There is a Linden sponsored city that follows the four corners idea and that city is almost perpetually deserted. Someone made something similar in Kissling with similar results. Cities in SL are doomed to fail until the software can handle greater amounts of people and there develops an incentive for people to gather as such. There is just no reason. And people don't want to be crammed, they want their privacy and peace.

Which is why I find it silly when people want to create a city in Second Life despite the examples mentioned above. I was at a Linden office hour where someone advocated using the new Department of Public Works to erect a new city for SL. It's doomed to failure. People will come to gawk at it and then it will be forgotten. Lost to the mists of time to be remembered only by historians and the occasional lost newbie. It's a waste of time and energy that could have been better spent elsewhere.

What would a city in Second Life accomplish? Nothing that would serve the residents. The Lindens want a city because as stated above a city is a landmark. It holds lots of people, and the build up it generates is a symbol of economic growth. The Lindens want a city for a trophy piece. Why do these residents want a city? Maybe they want to explore that style of building. Maybe they are urbanphiles and really want some street. The Department of Public Works is a salaried position, and the longer it would take to build something the more one would earn, and building a city with all the trappings of civilization could be a ceaseless task.

The Department of Public Works itself is something of a mystery as to how it will work. The Lindens have been taking suggestions on how it should be directed, but it has started arguments over whether to build infrastructure or content. One group advocates roads and park, and the other toys and such. What is public content? Building roads and parks and community areas would only take so much time and I'm sure it would not take long to pave the grid. On that same level, how can we make sure that the Linden approved content does not devalue the fruits of our labors?

Let's say someone in the DPW decides to make hair, so the newbies don't have to endure the default Linden hair. And it comes out beautiful. If the builder made a whole series of such as freebie content, you'd destroy the hair market in SL. Why am I going to pay for something that's coming for free? Anything these people make will destroy some small aspect of the SL economy.

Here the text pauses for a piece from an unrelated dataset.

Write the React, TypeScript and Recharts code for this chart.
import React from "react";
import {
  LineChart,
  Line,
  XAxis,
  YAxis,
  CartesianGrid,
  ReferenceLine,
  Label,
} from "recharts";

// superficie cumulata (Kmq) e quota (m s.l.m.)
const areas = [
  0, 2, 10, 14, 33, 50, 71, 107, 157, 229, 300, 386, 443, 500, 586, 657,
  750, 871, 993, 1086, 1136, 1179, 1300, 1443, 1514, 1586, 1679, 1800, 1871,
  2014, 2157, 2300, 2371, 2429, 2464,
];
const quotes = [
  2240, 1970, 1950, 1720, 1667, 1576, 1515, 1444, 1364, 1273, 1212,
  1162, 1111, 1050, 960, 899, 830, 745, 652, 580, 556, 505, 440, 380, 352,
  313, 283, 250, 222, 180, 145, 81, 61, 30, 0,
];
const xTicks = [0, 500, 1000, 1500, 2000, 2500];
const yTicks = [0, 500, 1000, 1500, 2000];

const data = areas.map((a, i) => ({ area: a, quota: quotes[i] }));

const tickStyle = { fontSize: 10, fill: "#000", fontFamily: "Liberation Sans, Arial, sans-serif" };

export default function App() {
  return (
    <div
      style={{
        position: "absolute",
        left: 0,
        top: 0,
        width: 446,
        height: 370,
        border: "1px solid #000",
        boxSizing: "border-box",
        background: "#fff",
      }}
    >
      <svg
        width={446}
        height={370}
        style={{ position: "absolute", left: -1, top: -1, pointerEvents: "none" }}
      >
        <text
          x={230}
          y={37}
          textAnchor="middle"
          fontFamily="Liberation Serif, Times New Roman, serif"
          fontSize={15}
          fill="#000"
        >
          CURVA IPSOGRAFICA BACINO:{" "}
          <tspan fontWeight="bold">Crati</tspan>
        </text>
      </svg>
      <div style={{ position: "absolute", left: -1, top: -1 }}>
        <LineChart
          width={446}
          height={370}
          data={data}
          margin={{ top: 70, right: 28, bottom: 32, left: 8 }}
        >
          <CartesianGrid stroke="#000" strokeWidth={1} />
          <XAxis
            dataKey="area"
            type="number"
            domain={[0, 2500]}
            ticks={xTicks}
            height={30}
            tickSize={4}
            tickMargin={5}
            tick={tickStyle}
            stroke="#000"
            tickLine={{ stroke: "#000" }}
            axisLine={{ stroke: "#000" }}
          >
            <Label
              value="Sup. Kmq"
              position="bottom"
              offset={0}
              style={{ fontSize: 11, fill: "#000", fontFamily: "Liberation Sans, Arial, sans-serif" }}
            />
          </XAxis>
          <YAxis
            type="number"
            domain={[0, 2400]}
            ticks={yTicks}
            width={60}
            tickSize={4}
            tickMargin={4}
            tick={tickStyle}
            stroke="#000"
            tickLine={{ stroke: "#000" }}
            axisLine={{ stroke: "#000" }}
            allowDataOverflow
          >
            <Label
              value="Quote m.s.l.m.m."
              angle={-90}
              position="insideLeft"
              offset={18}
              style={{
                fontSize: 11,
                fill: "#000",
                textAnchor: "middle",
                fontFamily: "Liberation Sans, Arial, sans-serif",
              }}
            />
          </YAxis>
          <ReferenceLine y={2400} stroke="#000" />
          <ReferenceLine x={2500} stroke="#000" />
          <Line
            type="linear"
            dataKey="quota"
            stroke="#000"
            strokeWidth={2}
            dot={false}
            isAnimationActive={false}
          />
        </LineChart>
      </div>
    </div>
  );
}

It would generate a mad rush as people try to get into the DPW just to maintain a living since it would be going around destabilizing markets. It wouldn't be some innocent newbie selling freebies. Newbies like that are chump change to the bigger stores. No, this would be like Anshe releasing tons of content for L$ 10 big (which you don't hear much about today, guess it wasn't that big a deal).

How would DPW go about making a city? They can't. They can make a build that looks like one and make objects that you might find in a city, but a fully functioning town is beyond their grasp. YOu just can't social engineer people into a city. It has to be a willing movement, because once you start forcing people into it, they'll leave. It won't be worth their time to be aggravated by the crappy fps they'd get in a city.

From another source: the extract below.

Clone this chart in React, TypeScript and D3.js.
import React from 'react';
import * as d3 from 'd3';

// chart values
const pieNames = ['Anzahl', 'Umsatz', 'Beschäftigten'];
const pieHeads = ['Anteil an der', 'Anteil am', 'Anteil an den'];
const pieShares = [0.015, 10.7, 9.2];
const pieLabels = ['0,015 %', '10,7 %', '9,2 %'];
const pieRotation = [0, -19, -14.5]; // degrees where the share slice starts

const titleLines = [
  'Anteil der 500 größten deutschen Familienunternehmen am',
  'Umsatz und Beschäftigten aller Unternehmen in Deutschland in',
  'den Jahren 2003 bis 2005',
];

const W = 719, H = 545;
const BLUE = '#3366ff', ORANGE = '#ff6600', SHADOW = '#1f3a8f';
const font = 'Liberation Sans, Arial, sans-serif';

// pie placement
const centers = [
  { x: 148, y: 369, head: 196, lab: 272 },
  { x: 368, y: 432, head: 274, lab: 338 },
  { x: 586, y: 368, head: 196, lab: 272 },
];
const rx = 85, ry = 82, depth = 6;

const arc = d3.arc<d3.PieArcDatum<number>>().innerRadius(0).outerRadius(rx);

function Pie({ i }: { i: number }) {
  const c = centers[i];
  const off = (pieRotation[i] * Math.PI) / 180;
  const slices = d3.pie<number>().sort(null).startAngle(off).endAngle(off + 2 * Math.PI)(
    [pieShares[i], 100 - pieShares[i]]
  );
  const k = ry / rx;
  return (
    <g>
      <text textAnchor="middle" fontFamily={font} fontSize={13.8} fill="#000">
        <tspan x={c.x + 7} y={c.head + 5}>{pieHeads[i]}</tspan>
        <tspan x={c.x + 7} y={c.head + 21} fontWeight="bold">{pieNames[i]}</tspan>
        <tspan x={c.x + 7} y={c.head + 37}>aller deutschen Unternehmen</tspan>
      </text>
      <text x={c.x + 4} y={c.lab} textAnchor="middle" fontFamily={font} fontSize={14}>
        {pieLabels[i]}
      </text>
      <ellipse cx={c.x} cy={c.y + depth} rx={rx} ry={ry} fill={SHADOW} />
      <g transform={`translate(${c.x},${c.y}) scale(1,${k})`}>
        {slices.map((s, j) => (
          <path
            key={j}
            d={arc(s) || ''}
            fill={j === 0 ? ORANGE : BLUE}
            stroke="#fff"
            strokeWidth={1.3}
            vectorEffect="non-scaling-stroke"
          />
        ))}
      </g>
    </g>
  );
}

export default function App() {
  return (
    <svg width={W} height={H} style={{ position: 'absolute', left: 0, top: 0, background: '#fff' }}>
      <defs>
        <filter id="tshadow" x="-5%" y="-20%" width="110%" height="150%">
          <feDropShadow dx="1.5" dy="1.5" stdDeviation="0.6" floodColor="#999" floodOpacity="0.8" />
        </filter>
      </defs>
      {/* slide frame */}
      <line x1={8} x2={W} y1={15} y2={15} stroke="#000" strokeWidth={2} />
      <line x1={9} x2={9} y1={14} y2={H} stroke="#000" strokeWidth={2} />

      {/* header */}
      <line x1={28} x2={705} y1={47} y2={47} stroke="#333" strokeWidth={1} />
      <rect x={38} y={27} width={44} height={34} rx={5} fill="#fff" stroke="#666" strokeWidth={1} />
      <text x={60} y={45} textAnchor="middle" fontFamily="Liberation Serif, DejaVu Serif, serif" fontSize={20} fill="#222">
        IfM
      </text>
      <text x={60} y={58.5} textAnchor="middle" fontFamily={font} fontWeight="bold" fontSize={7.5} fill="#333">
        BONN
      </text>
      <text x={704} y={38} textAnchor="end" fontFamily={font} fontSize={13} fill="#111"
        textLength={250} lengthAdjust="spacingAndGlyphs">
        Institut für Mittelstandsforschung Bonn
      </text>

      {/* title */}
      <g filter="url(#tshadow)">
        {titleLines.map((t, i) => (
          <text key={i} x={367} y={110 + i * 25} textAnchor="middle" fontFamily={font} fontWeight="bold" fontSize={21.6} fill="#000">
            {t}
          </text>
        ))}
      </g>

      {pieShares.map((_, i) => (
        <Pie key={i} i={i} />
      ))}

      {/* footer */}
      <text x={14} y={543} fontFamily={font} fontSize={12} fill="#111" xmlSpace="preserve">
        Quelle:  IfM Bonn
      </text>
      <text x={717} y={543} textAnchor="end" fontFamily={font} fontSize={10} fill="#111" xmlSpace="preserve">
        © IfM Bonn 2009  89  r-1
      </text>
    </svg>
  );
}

The DPW itself is something of an odd beast. As I said, no one has an idea of what kind of content to create. The Lindens ask the residents, and the answers are mixed. I think in the end, what is going to happen is that we're going to get whatever the whim of the DPW employee feels like at that moment. Heaven help us if one of them decides we need some more HUDs to make SL easier to learn. There's already enough of those to trip newbies up for the next century.

Taking polls from office hours is going to generate a limited view of SL in any case. The people at office hours are usually few, and usually the same crowd over and over and over again. Would you want me to dictate what content you'll see on your land? Because that is what's happening at these office hours. The Lindens are taking suggestions from these fifty or sixty people, and this is going to affect the entire grid of a hundred thousand or so people. I think a much better solution would be to do what they did for voice and have a poll when you log into Second Life. Put a box, and ask "What kind of Linden Lab sponsored content would you like to see?". That would represent the community much better than asking those few.

Linden Lab usually suffers from this lack of communication. They are working on it and it is much better than it used to be (when these kinds of updates would always seem to nail us on a Friday), but it's still a long way to go. I think the most important thing is we need to wean LL off this stupid 'community' idea. There are lots and lots and lots of communities. And don't hand me that "but all of SL unites into one community!!!1!" crap. That is like saying the Earth is a community.

I hear this crap from the Lindens all the time. "The community has spoken", they will reverently say, when in fact, no one gave a flying pig which way or the other. The only ones who cared were the seven dopes around the Linden office hour, so removed from the actual SL residents themselves that once, I think it was on the SLInsider, they honestly tried to say that only 5% or so of SL was about sex. The logic was that only the poseballs really were involved in sex. The bed, sheets, skybox, L$ exchanged for the 'escort', avatars, and clothes weren't made with sex in mind per se. And while that may be true (I highly doubt it), it doesn't disguise the fact that de facto they're being used in such a manner.

Once again, we see this fundamental disconnect from reality in Second Life. About the only thing the Lindens have nailed is ad farms. Ad farms were right to be banned. There is no freedom being stifled, because the definition is, I think, fairly clear and the only ones speaking up and protesting about this ban are mostly the ones who erected the stupid things for cash anyway. It's like complaining that the US government is taking away my right to yell fire in a crowded room, or my right to end someone's life.

The epitome of this disconnect with reality is manifest in their desire, or hope, or encouragement of a city in Second Life. They hold out hope against all the facts against it. Granted, they've laid off of the concept for a while now, because those sims are about as traveled as the oceans. I think that one four corner city they sponsored is pretty dead, and LL owns most of that land or subsidized it, so it cannot be making as much as land selling and tier on a normal parcel or island.

I wonder, honestly, how this Department of Public Works is going to play out. If the past record of Linden blessed things is any indication, it has a slim hope of any success.